Abstract

The population parameters are estimated using sample surveys. However, the current investigation’s goal is to estimate subpopulations parameters such as total through a calibration approach. The proposed estimator’s properties have been given under simple random sampling. In addition, the class of estimators for subpopulation total has been discussed. The proposed estimator has been evaluated theoretically and empirically in a comparative study. The results demonstrated that a high-level estimate outperforms a low-level estimate for subpopulation total using a calibration approach.

1. Introduction

Generally, the sample surveys are applied to estimate the population parameters. However, this study is interested in estimating the subpopulations total. If these subpopulations are classified through some characteristics, like socio-economic, geographical regions may also term to be the domains. The estimate of these subpopulations (domains) total has become a very popular and effective tool when framing the program and policies of the government and private sectors. Hence, subpopulations demand has been growing acceleratory for a couple of years. Purcell and Kish [1] have classified the subpopulation due to the size with respect to population. The simple classification of the subpopulations is as follows:

Major subpopulation: it comprises 1/10 of the population or more. For example, the major geographical regions like (north, east, west, south, central), 10-year age group, or major classes like occupations.
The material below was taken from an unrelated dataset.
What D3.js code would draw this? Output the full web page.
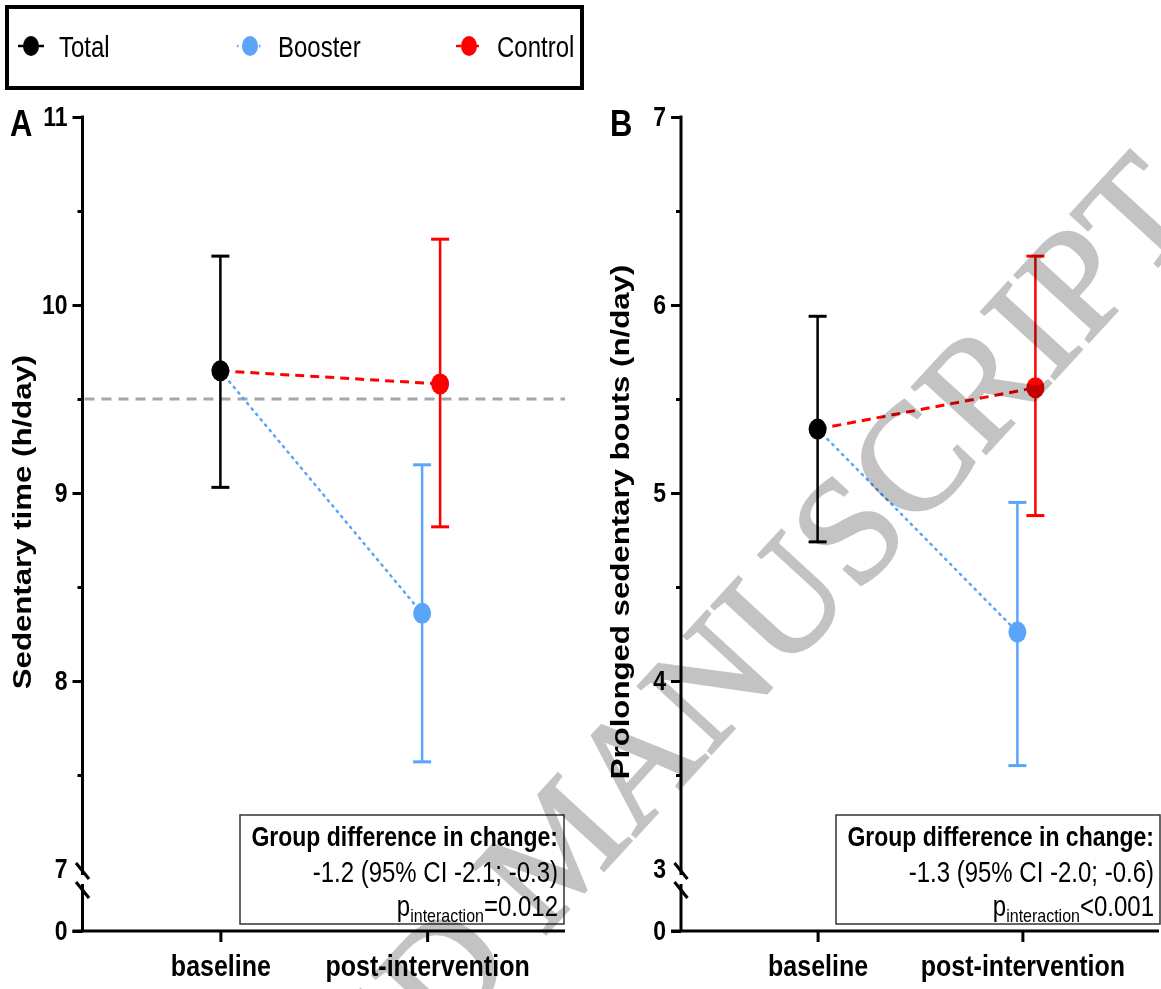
<!DOCTYPE html>
<html>
<head>
<meta charset="utf-8">
<script src="https://cdn.jsdelivr.net/npm/d3@7"></script>
<style>
  body { margin: 0; background: #fff; }
  svg { display: block; font-family: "Liberation Sans", Arial, sans-serif; }
</style>
</head>
<body>
<div class="chart"></div>
<script>
// Data
//= ================================
var timepoints = ["baseline", "post-intervention"];
var groups = ["Total", "Booster", "Control"];
var pointTime = ["baseline", "post-intervention", "post-intervention"];

// Panel A: sedentary time (h/day)
var sedMean = [9.65, 8.36, 9.58];
var sedLow = [9.03, 7.57, 8.82];
var sedHigh = [10.26, 9.15, 10.35];
var sedRef = 9.5;
var sedTicks = [8, 9, 10, 11];
var sedMinor = [7.5, 8.5, 9.5, 10.5];
var sedBreak = 7;

// Panel B: prolonged sedentary bouts (n/day)
var boutMean = [5.34, 4.26, 5.56];
var boutLow = [4.74, 3.55, 4.88];
var boutHigh = [5.94, 4.95, 6.26];
var boutTicks = [4, 5, 6, 7];
var boutMinor = [3.5, 4.5, 5.5, 6.5];
var boutBreak = 3;

var sedNote = ["Group difference in change:", "-1.2 (95% CI -2.1; -0.3)", "=0.012"];
var boutNote = ["Group difference in change:", "-1.3 (95% CI -2.0; -0.6)", "<0.001"];

// Step 0: set up
//= ================================
var svgWidth = 1161;
var svgHeight = 989;
var S = 1.2; // vertical stretch of the original figure's text

var colors = { Total: "#000000", Booster: "#5aa5fa", Control: "#ff0000" };
var offsets = { Total: 0, Booster: -5, Control: 13 };

var svg = d3.select(".chart").append("svg")
  .attr("width", svgWidth)
  .attr("height", svgHeight);

function stext(g, x, y, str, size, weight, anchor, extra) {
  return g.append("text")
    .attr("transform", "translate(" + x + "," + y + ") scale(1," + S + ")" + (extra || ""))
    .attr("text-anchor", anchor || "start")
    .style("font-size", size + "px")
    .style("font-weight", weight || "normal")
    .text(str);
}

// Legend
var legend = svg.append("g");
legend.append("rect")
  .attr("x", 7).attr("y", 7).attr("width", 575).attr("height", 81)
  .attr("fill", "none").attr("stroke", "#000").attr("stroke-width", 4);

var legendX = [31, 250, 469];
var legendDash = { Total: null, Booster: "1.5,4", Control: "5,4" };
groups.forEach(function(gname, i) {
  var cx = legendX[i];
  legend.append("line")
    .attr("x1", cx - 13).attr("x2", cx + 13).attr("y1", 46).attr("y2", 46)
    .attr("stroke", colors[gname]).attr("stroke-width", 2.5)
    .attr("stroke-dasharray", legendDash[gname]);
  legend.append("ellipse")
    .attr("cx", cx).attr("cy", 46).attr("rx", 8).attr("ry", 10)
    .attr("fill", colors[gname]);
  stext(legend, cx + 28, 57, gname, 24, "normal", "start");
});

// Panels
//= ================================
function drawPanel(p) {
  var g = svg.append("g");
  var yTop = 117, yBreak = 869, yZero = 931;

  var y = d3.scaleLinear().domain([p.breakVal, p.ticks[p.ticks.length - 1]]).range([yBreak, yTop]);
  var yLow = d3.scaleLinear().domain([0, p.breakVal]).range([yZero, yBreak]);
  var x = d3.scalePoint().domain(timepoints).range([p.x0, p.x1]).padding(0.667);

  function px(i) { return x(pointTime[i]) + offsets[groups[i]]; }

  // y axis: major, minor, zero and break label
  var major = g.append("g").attr("transform", "translate(" + p.x0 + ",0)")
    .call(d3.axisLeft(y).tickValues(p.ticks).tickSize(10).tickPadding(5).tickFormat(d3.format("d")));
  var minor = g.append("g").attr("transform", "translate(" + p.x0 + ",0)")
    .call(d3.axisLeft(y).tickValues(p.minor).tickSize(5).tickFormat(""));
  var low = g.append("g").attr("transform", "translate(" + p.x0 + ",0)")
    .call(d3.axisLeft(yLow).tickValues([0]).tickSize(10).tickPadding(5).tickFormat(d3.format("d")));
  var brk = g.append("g").attr("transform", "translate(" + p.x0 + ",0)")
    .call(d3.axisLeft(yLow).tickValues([p.breakVal]).tickSize(0).tickPadding(15).tickFormat(d3.format("d")));

  [major, minor, low, brk].forEach(function(a) {
    a.select(".domain").remove();
    a.selectAll("line").attr("stroke", "#000").attr("stroke-width", 3);
    a.selectAll("text")
      .attr("fill", "#000")
      .attr("transform", "scale(1," + S + ")")
      .style("font-size", "23px").style("font-weight", "bold")
      .style("font-family", "'Liberation Sans', Arial, sans-serif");
  });

  // axis line with break
  g.append("line").attr("x1", p.x0).attr("x2", p.x0).attr("y1", yTop - 1.5).attr("y2", yBreak + 6)
    .attr("stroke", "#000").attr("stroke-width", 3);
  g.append("line").attr("x1", p.x0).attr("x2", p.x0).attr("y1", yBreak + 15).attr("y2", yZero)
    .attr("stroke", "#000").attr("stroke-width", 3);
  [0, 19].forEach(function(d) {
    g.append("line")
      .attr("x1", p.x0 - 6.5).attr("y1", yBreak - 6 + d)
      .attr("x2", p.x0 + 6.5).attr("y2", yBreak + 10 + d)
      .attr("stroke", "#000").attr("stroke-width", 3);
  });

  // x axis
  var xa = g.append("g").attr("transform", "translate(0," + yZero + ")")
    .call(d3.axisBottom(x).tickSize(11));
  xa.select(".domain").remove();
  xa.selectAll("line").attr("stroke", "#000").attr("stroke-width", 3);
  xa.selectAll("text")
    .attr("y", 0).attr("dy", 0)
    .attr("fill", "#000")
    .attr("transform", "translate(0,45) scale(1," + S + ")")
    .style("font-size", "25px").style("font-weight", "bold")
    .style("font-family", "'Liberation Sans', Arial, sans-serif");
  g.append("line").attr("x1", p.x0 - 10).attr("x2", p.x1).attr("y1", yZero).attr("y2", yZero)
    .attr("stroke", "#000").attr("stroke-width", 3);

  // reference line
  if (p.ref != null) {
    g.append("line")
      .attr("x1", p.x0 + 2).attr("x2", p.x1)
      .attr("y1", y(p.ref)).attr("y2", y(p.ref))
      .attr("stroke", "#a6a6a6").attr("stroke-width", 3)
      .attr("stroke-dasharray", "10,7");
  }

  // connecting lines from the Total baseline
  g.append("line")
    .attr("x1", px(0)).attr("y1", y(p.mean[0])).attr("x2", px(1)).attr("y2", y(p.mean[1]))
    .attr("stroke", colors.Booster).attr("stroke-width", 2.5)
    .attr("stroke-dasharray", "1.5,5.5").attr("stroke-linecap", "round");
  g.append("line")
    .attr("x1", px(0)).attr("y1", y(p.mean[0])).attr("x2", px(2)).attr("y2", y(p.mean[2]))
    .attr("stroke", colors.Control).attr("stroke-width", 3)
    .attr("stroke-dasharray", "9,6");

  // error bars and markers
  groups.forEach(function(gname, i) {
    var cx = px(i);
    g.append("line").attr("x1", cx).attr("x2", cx)
      .attr("y1", y(p.low[i])).attr("y2", y(p.high[i]))
      .attr("stroke", colors[gname]).attr("stroke-width", 2.5);
    [p.low[i], p.high[i]].forEach(function(v) {
      g.append("line").attr("x1", cx - 9).attr("x2", cx + 9)
        .attr("y1", y(v)).attr("y2", y(v))
        .attr("stroke", colors[gname]).attr("stroke-width", 3);
    });
    g.append("ellipse").attr("cx", cx).attr("cy", y(p.mean[i]))
      .attr("rx", 9).attr("ry", 10.5).attr("fill", colors[gname]);
  });

  // annotation box
  g.append("rect")
    .attr("x", p.box[0]).attr("y", 815).attr("width", p.box[1] - p.box[0]).attr("height", 109)
    .attr("fill", "none").attr("stroke", "#333").attr("stroke-width", 1.5);
  var tx = p.box[1] - 6;
  stext(g, tx, 846, p.note[0], 23, "bold", "end");
  stext(g, tx, 882, p.note[1], 24, "normal", "end");
  var t3 = g.append("text")
    .attr("transform", "translate(" + tx + ",916) scale(1," + S + ")")
    .attr("text-anchor", "end")
    .style("font-size", "24px");
  t3.append("tspan").text("p");
  t3.append("tspan").attr("dy", 5).style("font-size", "16px").text("interaction");
  t3.append("tspan").attr("dy", -5).text(p.note[2]);

  // y label and panel letter
  stext(g, p.labelX, 522, p.label, 26, "bold", "middle", " rotate(-90)");
  stext(g, p.letterX, 136, p.letter, 31, "bold", "start");
}

drawPanel({
  x0: 82.5, x1: 565, breakVal: sedBreak, ticks: sedTicks, minor: sedMinor,
  mean: sedMean, low: sedLow, high: sedHigh, ref: sedRef,
  box: [240, 564], note: sedNote,
  label: "Sedentary time (h/day)", labelX: 31, letter: "A", letterX: 10
});
drawPanel({
  x0: 681, x1: 1159, breakVal: boutBreak, ticks: boutTicks, minor: boutMinor,
  mean: boutMean, low: boutLow, high: boutHigh, ref: null,
  box: [836, 1160], note: boutNote,
  label: "Prolonged sedentary bouts (n/day)", labelX: 629, letter: "B", letterX: 610
});

// watermark
svg.append("text")
  .attr("transform", "translate(1205,215) rotate(-47.5)")
  .attr("text-anchor", "end")
  .style("font-family", "'Liberation Serif', 'Times New Roman', serif")
  .style("font-size", "152px")
  .style("mix-blend-mode", "multiply")
  .attr("fill", "#c3c3c3")
  .attr("stroke", "#c3c3c3")
  .attr("stroke-width", 2.5)
  .text("ACCEPTED MANUSCRIPT");
</script>
</body>
</html>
Minor subpopulation: it comprises between 1/10 to 1/100 of the population, for example, state population, single-year age, two-fold classification like education and occupations.

Mini subpopulation: it comprises between 1/100 to 1/10000 of the population, for example, the population of the counties (more than 3000 in the U.S.A) or three fold classifications like age, education, and occupation.

Rare subpopulation: it comprises less than 1/10000 of the population. For example, health services regions are classified into local regions of residence.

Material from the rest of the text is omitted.